Jane is a ten-year survivor of a very rare form of cancer Myelodysplastic Syndrome. She has enjoyed several exciting careers including a librarian, counselor, teacher, and writer. She loves to write about surviving cancer, overcoming hearing loss, and her hearing ear service dog, Sita.
A cancer survivor describes the dark days we are facing right now and expresses a ray of hope for all.
I have just passed my seventh decade. I can honestly say that I never remember being so affected by what is going on in the world and feeling this hopeless. Between a contentious election, troubled econonmy and the consequences of the COVID-19 pandemic, it has hard to see through the darkness in our times.
However, like many of us, I go every week to the lab and then to the hospital for treatments. I feel fearful how safe this is, plus experiencing the anxiety of perusing for my results to see what treatments will be given. All of us who are immune-compromised and cancer survivors find this extra stress in our lives.
In climates like mine, we are forced indoors over the dark winter months, and miss being outside safely distanced from our friends. One of my neighbors texted me she did not realize what a void this would be for her and missing our chats every evening watching my service dog enjoying the sunshine.
Worst of all is the constant, ever-present, dark, hovering cloud of a worldwide pandemic smothering us and presenting fear. This virus is ever pervasive, ever-present, and insidious and like a slithering monster, we never know when it will hit one of us or friends and family. One news broadcast mentioned that we have gone from hearing about COVID-19 to knowing people personally who have it. Every day we hear of thousands of more deaths and as our governor reminds us, these are people, not statistics.
We are all afraid of this horrible, seeping, sludge affecting all of us.

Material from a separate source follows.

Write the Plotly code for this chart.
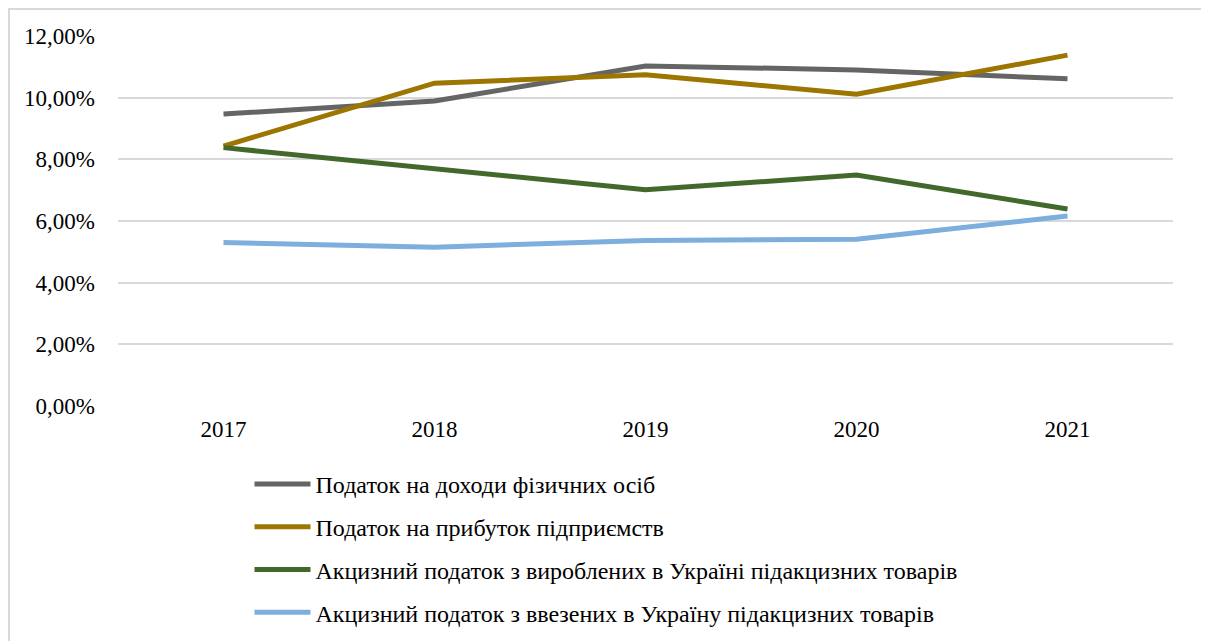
import plotly.graph_objects as go

years = ["2017", "2018", "2019", "2020", "2021"]

series_names = [
    "Податок на доходи фізичних осіб",
    "Податок на прибуток підприємств",
    "Акцизний податок з вироблених в Україні підакцизних товарів",
    "Акцизний податок з ввезених в Україну підакцизних товарів",
]

pdfo = [9.47, 9.89, 11.03, 10.90, 10.61]
profit_tax = [8.43, 10.47, 10.74, 10.11, 11.38]
excise_domestic = [8.38, 7.68, 7.01, 7.49, 6.39]
excise_import = [5.30, 5.15, 5.37, 5.41, 6.16]

colors = ["#656565", "#9C7600", "#43682B", "#7CAFDD"]

values = [pdfo, profit_tax, excise_domestic, excise_import]

FONT = "Liberation Serif"

L, R, T, B = 110, 44, 28, 243
PW = 1209 - L - R
PH = 641 - T - B

fig = go.Figure()
for i, (name, vals) in enumerate(zip(series_names, values)):
    fig.add_trace(go.Scatter(
        x=years, y=vals, name=name, mode="lines",
        line=dict(color=colors[i], width=5),
        legendgroup=f"g{i}",
    ))

fig.update_layout(
    width=1209, height=641,
    margin=dict(l=L, r=R, t=T, b=B, autoexpand=False),
    plot_bgcolor="white", paper_bgcolor="white",
    font=dict(family=FONT, size=23, color="#000000"),
    separators=",.",
    showlegend=True,
    legend=dict(
        x=(241.5 - L) / PW, y=-(454 - (T + PH)) / PH,
        xanchor="left", yanchor="top",
        orientation="v", tracegroupgap=8.5,
        font=dict(family=FONT, size=24, color="#000000"),
        itemwidth=56, bgcolor="rgba(0,0,0,0)",
    ),
    xaxis=dict(
        type="category", range=[-0.5, 4.5],
        showgrid=False, showline=False, zeroline=False,
        ticks="", tickfont=dict(family=FONT, size=23, color="#000000"),
        ticklabelstandoff=7,
    ),
    yaxis=dict(
        range=[0, 12], dtick=2, tick0=0,
        tickformat=".2f", ticksuffix="%",
        showgrid=True, gridcolor="#D9D9D9", gridwidth=2,
        zeroline=False, showline=False, ticks="",
        tickfont=dict(family=FONT, size=23, color="#000000"),
        ticklabelstandoff=22,
    ),
    shapes=[dict(
        type="rect", xref="paper", yref="paper",
        x0=(1 - L) / PW, x1=(1194 - L) / PW,
        y0=-(660 - (T + PH)) / PH, y1=(T + PH - 1) / PH,
        line=dict(color="#D9D9D9", width=2), layer="below",
    )],
)

fig.write_html("out.html")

I cannot imagine the pain of losing a loved one from COVID-19, and my heart just aches for the people in the nursing homes and residential facilities, and the staff and their families.
All of us are sad because we cannot be with loved ones over the Hanukah, Kwanza, Christmas and New Year holidays. This is the first time I am unable to make travel plans to be with my beloved family.
These are dark days indeed. I compare it to a terrible depression from my past like a blanket covering me. After counseling, I lifted up one corner, finally saw a glimmer of light, and began to heal.
I resort to my addiction during dark times of watching cheesy Hallmark holiday movies. My friends tease me about the six plots, which always have a woman in a large city going to a small town and falling in love to stay. There is usually a dog too! But right now I crave happy endings. Last weekend I watched the “Christmas Train” and heard a wonderful quote.
“Hope begins when you stand in the dark looking out towards the light.” This line is credited to the author Tracie Miles.
I thought YES there is hope. Vaccines against this monster are slowly arriving, we may have to celebrate our holidays like Christmas in the summer, winter days do not last forever, and cures are developed daily for cancer.
We cannot allow ourselves to go into the depths of deep despair like being in a quagmire of quicksand and we never get out. Instead, we need to stand on the shore, look for the light, and know better days are ahead.